Exercise task: Output every line of the material exactly, omitting images.

- - - - -

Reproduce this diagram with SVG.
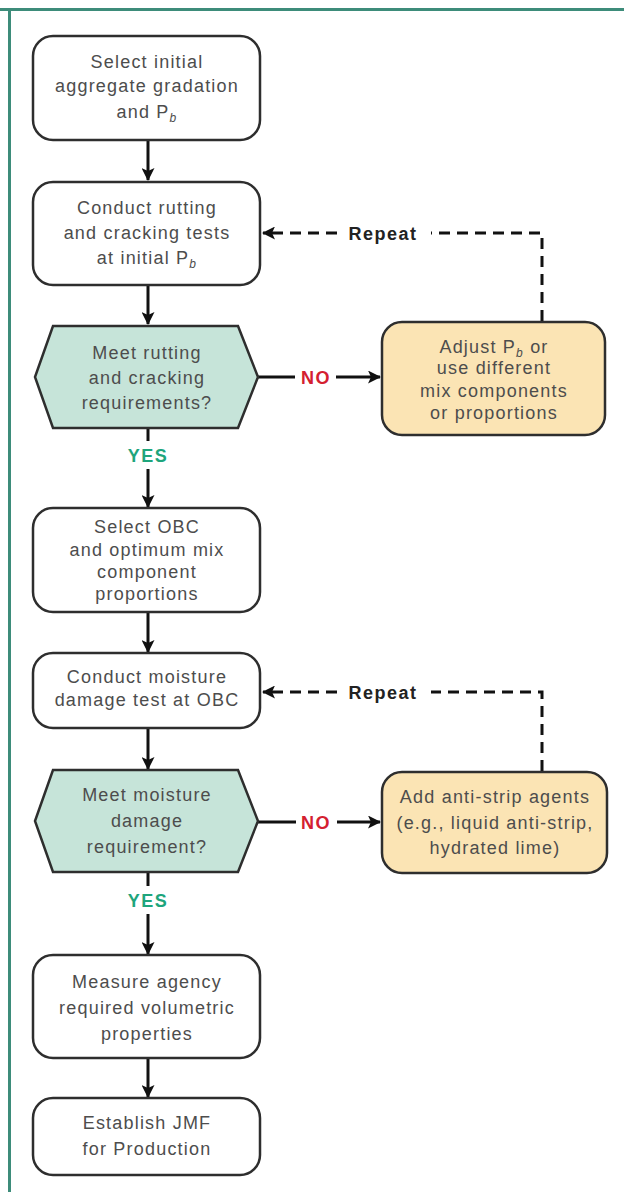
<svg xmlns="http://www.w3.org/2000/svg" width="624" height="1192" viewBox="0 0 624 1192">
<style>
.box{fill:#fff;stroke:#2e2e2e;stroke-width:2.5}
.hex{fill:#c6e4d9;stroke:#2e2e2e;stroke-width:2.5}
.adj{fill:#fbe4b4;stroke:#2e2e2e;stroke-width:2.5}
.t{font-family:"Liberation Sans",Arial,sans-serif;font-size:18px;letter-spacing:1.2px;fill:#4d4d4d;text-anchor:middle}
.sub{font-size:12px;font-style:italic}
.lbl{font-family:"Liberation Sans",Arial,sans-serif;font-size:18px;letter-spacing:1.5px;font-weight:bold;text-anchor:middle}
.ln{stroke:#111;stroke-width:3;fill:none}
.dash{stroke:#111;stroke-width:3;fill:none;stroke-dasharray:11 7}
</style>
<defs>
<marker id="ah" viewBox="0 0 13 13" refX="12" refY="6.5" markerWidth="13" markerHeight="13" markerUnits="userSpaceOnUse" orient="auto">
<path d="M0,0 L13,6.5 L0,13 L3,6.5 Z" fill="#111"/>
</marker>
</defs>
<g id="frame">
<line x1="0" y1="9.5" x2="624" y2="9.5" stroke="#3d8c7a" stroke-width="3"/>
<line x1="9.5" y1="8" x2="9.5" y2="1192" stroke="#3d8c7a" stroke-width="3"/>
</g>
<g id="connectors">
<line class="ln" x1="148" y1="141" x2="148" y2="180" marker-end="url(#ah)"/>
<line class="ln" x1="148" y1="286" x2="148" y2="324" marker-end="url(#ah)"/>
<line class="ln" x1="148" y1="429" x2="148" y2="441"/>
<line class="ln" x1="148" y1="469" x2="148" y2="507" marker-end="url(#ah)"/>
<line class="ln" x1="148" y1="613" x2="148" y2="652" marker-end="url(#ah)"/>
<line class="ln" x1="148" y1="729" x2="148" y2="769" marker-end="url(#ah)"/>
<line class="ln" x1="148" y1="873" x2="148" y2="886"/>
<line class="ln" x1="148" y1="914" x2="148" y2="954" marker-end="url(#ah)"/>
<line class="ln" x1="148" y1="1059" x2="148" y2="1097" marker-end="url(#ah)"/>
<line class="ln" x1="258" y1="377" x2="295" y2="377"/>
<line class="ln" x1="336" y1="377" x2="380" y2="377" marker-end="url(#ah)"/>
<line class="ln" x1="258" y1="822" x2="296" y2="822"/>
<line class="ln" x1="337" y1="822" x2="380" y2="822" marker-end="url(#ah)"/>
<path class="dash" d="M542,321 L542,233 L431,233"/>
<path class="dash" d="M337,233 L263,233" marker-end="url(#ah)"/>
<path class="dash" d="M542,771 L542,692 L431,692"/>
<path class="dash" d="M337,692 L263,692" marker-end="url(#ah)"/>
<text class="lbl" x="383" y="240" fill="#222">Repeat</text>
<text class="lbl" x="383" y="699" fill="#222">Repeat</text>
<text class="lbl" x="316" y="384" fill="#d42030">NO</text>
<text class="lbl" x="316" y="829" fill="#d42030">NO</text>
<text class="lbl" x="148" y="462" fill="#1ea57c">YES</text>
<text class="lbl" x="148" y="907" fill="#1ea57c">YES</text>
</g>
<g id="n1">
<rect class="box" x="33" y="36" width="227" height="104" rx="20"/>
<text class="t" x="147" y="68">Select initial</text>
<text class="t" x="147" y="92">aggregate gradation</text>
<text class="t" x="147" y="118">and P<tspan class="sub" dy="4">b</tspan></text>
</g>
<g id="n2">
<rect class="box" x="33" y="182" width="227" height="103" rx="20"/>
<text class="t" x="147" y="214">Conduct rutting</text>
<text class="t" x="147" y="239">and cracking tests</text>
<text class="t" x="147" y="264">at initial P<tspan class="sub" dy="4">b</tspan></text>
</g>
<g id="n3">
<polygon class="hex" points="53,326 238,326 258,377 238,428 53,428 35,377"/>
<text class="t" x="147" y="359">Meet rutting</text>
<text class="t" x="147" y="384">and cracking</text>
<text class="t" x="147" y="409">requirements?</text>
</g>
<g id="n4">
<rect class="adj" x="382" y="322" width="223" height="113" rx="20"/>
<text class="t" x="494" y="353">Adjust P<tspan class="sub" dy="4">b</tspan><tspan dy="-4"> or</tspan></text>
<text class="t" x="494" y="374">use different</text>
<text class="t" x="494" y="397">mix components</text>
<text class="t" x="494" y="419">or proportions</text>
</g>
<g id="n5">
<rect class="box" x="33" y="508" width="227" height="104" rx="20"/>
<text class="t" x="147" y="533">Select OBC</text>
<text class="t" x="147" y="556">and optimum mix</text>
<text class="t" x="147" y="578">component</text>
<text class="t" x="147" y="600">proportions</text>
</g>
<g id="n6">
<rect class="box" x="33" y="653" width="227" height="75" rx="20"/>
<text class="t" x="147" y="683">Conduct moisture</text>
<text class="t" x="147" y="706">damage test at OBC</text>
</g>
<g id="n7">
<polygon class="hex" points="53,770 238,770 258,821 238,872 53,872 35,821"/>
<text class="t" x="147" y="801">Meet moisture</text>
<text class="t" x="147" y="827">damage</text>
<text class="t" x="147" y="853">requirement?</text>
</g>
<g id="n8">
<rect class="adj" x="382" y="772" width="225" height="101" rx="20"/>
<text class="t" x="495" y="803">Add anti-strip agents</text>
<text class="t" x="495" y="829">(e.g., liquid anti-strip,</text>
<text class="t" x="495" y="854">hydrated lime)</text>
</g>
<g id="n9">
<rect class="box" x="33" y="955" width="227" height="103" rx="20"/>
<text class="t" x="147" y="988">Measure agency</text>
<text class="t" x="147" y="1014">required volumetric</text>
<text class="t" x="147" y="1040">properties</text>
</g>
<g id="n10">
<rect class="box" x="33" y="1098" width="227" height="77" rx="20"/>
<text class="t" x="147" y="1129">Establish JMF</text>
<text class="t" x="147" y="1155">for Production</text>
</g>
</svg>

- - - - -

Solution below:
Reproduce this diagram with SVG.
<svg xmlns="http://www.w3.org/2000/svg" width="624" height="1192" viewBox="0 0 624 1192">
<style>
.box{fill:#fff;stroke:#2e2e2e;stroke-width:2.5}
.hex{fill:#c6e4d9;stroke:#2e2e2e;stroke-width:2.5}
.adj{fill:#fbe4b4;stroke:#2e2e2e;stroke-width:2.5}
.t{font-family:"Liberation Sans",Arial,sans-serif;font-size:18px;letter-spacing:1.2px;fill:#4d4d4d;text-anchor:middle}
.sub{font-size:12px;font-style:italic}
.lbl{font-family:"Liberation Sans",Arial,sans-serif;font-size:18px;letter-spacing:1.5px;font-weight:bold;text-anchor:middle}
.ln{stroke:#111;stroke-width:3;fill:none}
.dash{stroke:#111;stroke-width:3;fill:none;stroke-dasharray:11 7}
</style>
<defs>
<marker id="ah" viewBox="0 0 13 13" refX="12" refY="6.5" markerWidth="13" markerHeight="13" markerUnits="userSpaceOnUse" orient="auto">
<path d="M0,0 L13,6.5 L0,13 L3,6.5 Z" fill="#111"/>
</marker>
</defs>
<g id="frame">
<line x1="0" y1="9.5" x2="624" y2="9.5" stroke="#3d8c7a" stroke-width="3"/>
<line x1="9.5" y1="8" x2="9.5" y2="1192" stroke="#3d8c7a" stroke-width="3"/>
</g>
<g id="connectors">
<line class="ln" x1="148" y1="141" x2="148" y2="180" marker-end="url(#ah)"/>
<line class="ln" x1="148" y1="286" x2="148" y2="324" marker-end="url(#ah)"/>
<line class="ln" x1="148" y1="429" x2="148" y2="441"/>
<line class="ln" x1="148" y1="469" x2="148" y2="507" marker-end="url(#ah)"/>
<line class="ln" x1="148" y1="613" x2="148" y2="652" marker-end="url(#ah)"/>
<line class="ln" x1="148" y1="729" x2="148" y2="769" marker-end="url(#ah)"/>
<line class="ln" x1="148" y1="873" x2="148" y2="886"/>
<line class="ln" x1="148" y1="914" x2="148" y2="954" marker-end="url(#ah)"/>
<line class="ln" x1="148" y1="1059" x2="148" y2="1097" marker-end="url(#ah)"/>
<line class="ln" x1="258" y1="377" x2="295" y2="377"/>
<line class="ln" x1="336" y1="377" x2="380" y2="377" marker-end="url(#ah)"/>
<line class="ln" x1="258" y1="822" x2="296" y2="822"/>
<line class="ln" x1="337" y1="822" x2="380" y2="822" marker-end="url(#ah)"/>
<path class="dash" d="M542,321 L542,233 L431,233"/>
<path class="dash" d="M337,233 L263,233" marker-end="url(#ah)"/>
<path class="dash" d="M542,771 L542,692 L431,692"/>
<path class="dash" d="M337,692 L263,692" marker-end="url(#ah)"/>
<text class="lbl" x="383" y="240" fill="#222">Repeat</text>
<text class="lbl" x="383" y="699" fill="#222">Repeat</text>
<text class="lbl" x="316" y="384" fill="#d42030">NO</text>
<text class="lbl" x="316" y="829" fill="#d42030">NO</text>
<text class="lbl" x="148" y="462" fill="#1ea57c">YES</text>
<text class="lbl" x="148" y="907" fill="#1ea57c">YES</text>
</g>
<g id="n1">
<rect class="box" x="33" y="36" width="227" height="104" rx="20"/>
<text class="t" x="147" y="68">Select initial</text>
<text class="t" x="147" y="92">aggregate gradation</text>
<text class="t" x="147" y="118">and P<tspan class="sub" dy="4">b</tspan></text>
</g>
<g id="n2">
<rect class="box" x="33" y="182" width="227" height="103" rx="20"/>
<text class="t" x="147" y="214">Conduct rutting</text>
<text class="t" x="147" y="239">and cracking tests</text>
<text class="t" x="147" y="264">at initial P<tspan class="sub" dy="4">b</tspan></text>
</g>
<g id="n3">
<polygon class="hex" points="53,326 238,326 258,377 238,428 53,428 35,377"/>
<text class="t" x="147" y="359">Meet rutting</text>
<text class="t" x="147" y="384">and cracking</text>
<text class="t" x="147" y="409">requirements?</text>
</g>
<g id="n4">
<rect class="adj" x="382" y="322" width="223" height="113" rx="20"/>
<text class="t" x="494" y="353">Adjust P<tspan class="sub" dy="4">b</tspan><tspan dy="-4"> or</tspan></text>
<text class="t" x="494" y="374">use different</text>
<text class="t" x="494" y="397">mix components</text>
<text class="t" x="494" y="419">or proportions</text>
</g>
<g id="n5">
<rect class="box" x="33" y="508" width="227" height="104" rx="20"/>
<text class="t" x="147" y="533">Select OBC</text>
<text class="t" x="147" y="556">and optimum mix</text>
<text class="t" x="147" y="578">component</text>
<text class="t" x="147" y="600">proportions</text>
</g>
<g id="n6">
<rect class="box" x="33" y="653" width="227" height="75" rx="20"/>
<text class="t" x="147" y="683">Conduct moisture</text>
<text class="t" x="147" y="706">damage test at OBC</text>
</g>
<g id="n7">
<polygon class="hex" points="53,770 238,770 258,821 238,872 53,872 35,821"/>
<text class="t" x="147" y="801">Meet moisture</text>
<text class="t" x="147" y="827">damage</text>
<text class="t" x="147" y="853">requirement?</text>
</g>
<g id="n8">
<rect class="adj" x="382" y="772" width="225" height="101" rx="20"/>
<text class="t" x="495" y="803">Add anti-strip agents</text>
<text class="t" x="495" y="829">(e.g., liquid anti-strip,</text>
<text class="t" x="495" y="854">hydrated lime)</text>
</g>
<g id="n9">
<rect class="box" x="33" y="955" width="227" height="103" rx="20"/>
<text class="t" x="147" y="988">Measure agency</text>
<text class="t" x="147" y="1014">required volumetric</text>
<text class="t" x="147" y="1040">properties</text>
</g>
<g id="n10">
<rect class="box" x="33" y="1098" width="227" height="77" rx="20"/>
<text class="t" x="147" y="1129">Establish JMF</text>
<text class="t" x="147" y="1155">for Production</text>
</g>
</svg>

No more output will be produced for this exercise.